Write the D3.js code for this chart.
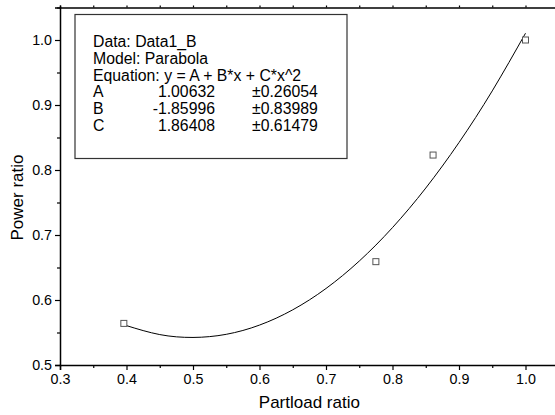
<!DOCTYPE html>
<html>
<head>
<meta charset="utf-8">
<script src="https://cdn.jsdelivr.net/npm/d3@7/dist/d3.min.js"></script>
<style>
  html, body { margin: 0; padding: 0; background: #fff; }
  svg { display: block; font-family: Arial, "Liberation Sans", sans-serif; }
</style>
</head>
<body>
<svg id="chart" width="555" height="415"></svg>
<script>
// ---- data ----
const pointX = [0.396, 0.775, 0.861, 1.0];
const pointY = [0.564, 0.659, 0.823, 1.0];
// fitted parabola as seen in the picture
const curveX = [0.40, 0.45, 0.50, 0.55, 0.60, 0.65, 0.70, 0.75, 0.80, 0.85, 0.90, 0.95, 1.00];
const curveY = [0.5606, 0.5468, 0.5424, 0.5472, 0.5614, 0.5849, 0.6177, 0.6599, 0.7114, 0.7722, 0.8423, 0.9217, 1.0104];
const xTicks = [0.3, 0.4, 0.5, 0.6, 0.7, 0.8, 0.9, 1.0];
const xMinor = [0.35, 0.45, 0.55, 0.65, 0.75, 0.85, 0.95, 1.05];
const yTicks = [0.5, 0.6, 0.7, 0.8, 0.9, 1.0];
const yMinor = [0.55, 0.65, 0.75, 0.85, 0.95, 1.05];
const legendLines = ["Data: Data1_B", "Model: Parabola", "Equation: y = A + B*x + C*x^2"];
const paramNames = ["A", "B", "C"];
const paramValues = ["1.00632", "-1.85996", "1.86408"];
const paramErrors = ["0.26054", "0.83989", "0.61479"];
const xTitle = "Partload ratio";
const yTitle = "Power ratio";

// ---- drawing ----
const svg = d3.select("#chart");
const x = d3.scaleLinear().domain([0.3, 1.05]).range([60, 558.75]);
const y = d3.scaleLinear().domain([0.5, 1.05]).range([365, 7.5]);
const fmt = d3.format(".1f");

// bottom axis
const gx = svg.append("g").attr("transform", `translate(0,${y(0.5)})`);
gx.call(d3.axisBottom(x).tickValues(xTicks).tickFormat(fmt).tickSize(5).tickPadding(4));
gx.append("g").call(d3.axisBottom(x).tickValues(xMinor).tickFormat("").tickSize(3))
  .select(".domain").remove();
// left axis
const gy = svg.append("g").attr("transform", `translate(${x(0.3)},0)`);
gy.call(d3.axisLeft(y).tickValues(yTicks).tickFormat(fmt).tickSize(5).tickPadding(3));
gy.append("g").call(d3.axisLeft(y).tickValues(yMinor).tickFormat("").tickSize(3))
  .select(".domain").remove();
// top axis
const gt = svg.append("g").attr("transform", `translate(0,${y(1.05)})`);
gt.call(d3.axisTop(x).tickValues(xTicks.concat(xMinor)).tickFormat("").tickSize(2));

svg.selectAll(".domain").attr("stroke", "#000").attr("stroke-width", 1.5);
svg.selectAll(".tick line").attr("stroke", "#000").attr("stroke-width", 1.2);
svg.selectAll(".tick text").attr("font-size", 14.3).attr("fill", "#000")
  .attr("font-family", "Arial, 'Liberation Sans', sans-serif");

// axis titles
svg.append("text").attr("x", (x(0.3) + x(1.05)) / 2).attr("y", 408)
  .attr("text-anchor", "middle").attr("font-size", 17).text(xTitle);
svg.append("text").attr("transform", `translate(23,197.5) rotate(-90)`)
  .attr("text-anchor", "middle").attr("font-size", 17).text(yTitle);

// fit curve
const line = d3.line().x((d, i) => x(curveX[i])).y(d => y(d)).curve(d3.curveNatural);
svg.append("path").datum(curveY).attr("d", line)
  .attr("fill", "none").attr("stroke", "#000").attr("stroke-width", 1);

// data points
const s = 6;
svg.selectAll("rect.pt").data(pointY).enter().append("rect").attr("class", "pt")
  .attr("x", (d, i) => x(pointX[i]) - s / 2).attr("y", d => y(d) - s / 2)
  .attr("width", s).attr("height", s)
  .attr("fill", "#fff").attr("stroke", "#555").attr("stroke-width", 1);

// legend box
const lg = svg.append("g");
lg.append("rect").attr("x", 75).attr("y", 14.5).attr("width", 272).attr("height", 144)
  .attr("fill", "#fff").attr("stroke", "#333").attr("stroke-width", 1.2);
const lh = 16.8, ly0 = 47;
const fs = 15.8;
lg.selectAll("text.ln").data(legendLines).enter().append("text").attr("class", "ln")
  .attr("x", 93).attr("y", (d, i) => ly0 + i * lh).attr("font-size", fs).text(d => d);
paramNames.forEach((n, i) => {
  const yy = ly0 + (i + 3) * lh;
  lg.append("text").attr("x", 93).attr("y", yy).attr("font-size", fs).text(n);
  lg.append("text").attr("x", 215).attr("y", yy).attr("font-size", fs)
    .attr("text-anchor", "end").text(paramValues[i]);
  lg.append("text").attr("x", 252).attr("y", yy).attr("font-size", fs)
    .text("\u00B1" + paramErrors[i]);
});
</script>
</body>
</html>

□ □ □ □ □

Copy the listing in full and without alteration, omitting every picture.

Write the D3.js code for this chart.
<!DOCTYPE html>
<html>
<head>
<meta charset="utf-8">
<script src="https://cdn.jsdelivr.net/npm/d3@7/dist/d3.min.js"></script>
<style>
  html, body { margin: 0; padding: 0; background: #fff; }
  svg { display: block; font-family: Arial, "Liberation Sans", sans-serif; }
</style>
</head>
<body>
<svg id="chart" width="555" height="415"></svg>
<script>
// ---- data ----
const pointX = [0.396, 0.775, 0.861, 1.0];
const pointY = [0.564, 0.659, 0.823, 1.0];
// fitted parabola as seen in the picture
const curveX = [0.40, 0.45, 0.50, 0.55, 0.60, 0.65, 0.70, 0.75, 0.80, 0.85, 0.90, 0.95, 1.00];
const curveY = [0.5606, 0.5468, 0.5424, 0.5472, 0.5614, 0.5849, 0.6177, 0.6599, 0.7114, 0.7722, 0.8423, 0.9217, 1.0104];
const xTicks = [0.3, 0.4, 0.5, 0.6, 0.7, 0.8, 0.9, 1.0];
const xMinor = [0.35, 0.45, 0.55, 0.65, 0.75, 0.85, 0.95, 1.05];
const yTicks = [0.5, 0.6, 0.7, 0.8, 0.9, 1.0];
const yMinor = [0.55, 0.65, 0.75, 0.85, 0.95, 1.05];
const legendLines = ["Data: Data1_B", "Model: Parabola", "Equation: y = A + B*x + C*x^2"];
const paramNames = ["A", "B", "C"];
const paramValues = ["1.00632", "-1.85996", "1.86408"];
const paramErrors = ["0.26054", "0.83989", "0.61479"];
const xTitle = "Partload ratio";
const yTitle = "Power ratio";

// ---- drawing ----
const svg = d3.select("#chart");
const x = d3.scaleLinear().domain([0.3, 1.05]).range([60, 558.75]);
const y = d3.scaleLinear().domain([0.5, 1.05]).range([365, 7.5]);
const fmt = d3.format(".1f");

// bottom axis
const gx = svg.append("g").attr("transform", `translate(0,${y(0.5)})`);
gx.call(d3.axisBottom(x).tickValues(xTicks).tickFormat(fmt).tickSize(5).tickPadding(4));
gx.append("g").call(d3.axisBottom(x).tickValues(xMinor).tickFormat("").tickSize(3))
  .select(".domain").remove();
// left axis
const gy = svg.append("g").attr("transform", `translate(${x(0.3)},0)`);
gy.call(d3.axisLeft(y).tickValues(yTicks).tickFormat(fmt).tickSize(5).tickPadding(3));
gy.append("g").call(d3.axisLeft(y).tickValues(yMinor).tickFormat("").tickSize(3))
  .select(".domain").remove();
// top axis
const gt = svg.append("g").attr("transform", `translate(0,${y(1.05)})`);
gt.call(d3.axisTop(x).tickValues(xTicks.concat(xMinor)).tickFormat("").tickSize(2));

svg.selectAll(".domain").attr("stroke", "#000").attr("stroke-width", 1.5);
svg.selectAll(".tick line").attr("stroke", "#000").attr("stroke-width", 1.2);
svg.selectAll(".tick text").attr("font-size", 14.3).attr("fill", "#000")
  .attr("font-family", "Arial, 'Liberation Sans', sans-serif");

// axis titles
svg.append("text").attr("x", (x(0.3) + x(1.05)) / 2).attr("y", 408)
  .attr("text-anchor", "middle").attr("font-size", 17).text(xTitle);
svg.append("text").attr("transform", `translate(23,197.5) rotate(-90)`)
  .attr("text-anchor", "middle").attr("font-size", 17).text(yTitle);

// fit curve
const line = d3.line().x((d, i) => x(curveX[i])).y(d => y(d)).curve(d3.curveNatural);
svg.append("path").datum(curveY).attr("d", line)
  .attr("fill", "none").attr("stroke", "#000").attr("stroke-width", 1);

// data points
const s = 6;
svg.selectAll("rect.pt").data(pointY).enter().append("rect").attr("class", "pt")
  .attr("x", (d, i) => x(pointX[i]) - s / 2).attr("y", d => y(d) - s / 2)
  .attr("width", s).attr("height", s)
  .attr("fill", "#fff").attr("stroke", "#555").attr("stroke-width", 1);

// legend box
const lg = svg.append("g");
lg.append("rect").attr("x", 75).attr("y", 14.5).attr("width", 272).attr("height", 144)
  .attr("fill", "#fff").attr("stroke", "#333").attr("stroke-width", 1.2);
const lh = 16.8, ly0 = 47;
const fs = 15.8;
lg.selectAll("text.ln").data(legendLines).enter().append("text").attr("class", "ln")
  .attr("x", 93).attr("y", (d, i) => ly0 + i * lh).attr("font-size", fs).text(d => d);
paramNames.forEach((n, i) => {
  const yy = ly0 + (i + 3) * lh;
  lg.append("text").attr("x", 93).attr("y", yy).attr("font-size", fs).text(n);
  lg.append("text").attr("x", 215).attr("y", yy).attr("font-size", fs)
    .attr("text-anchor", "end").text(paramValues[i]);
  lg.append("text").attr("x", 252).attr("y", yy).attr("font-size", fs)
    .text("\u00B1" + paramErrors[i]);
});
</script>
</body>
</html>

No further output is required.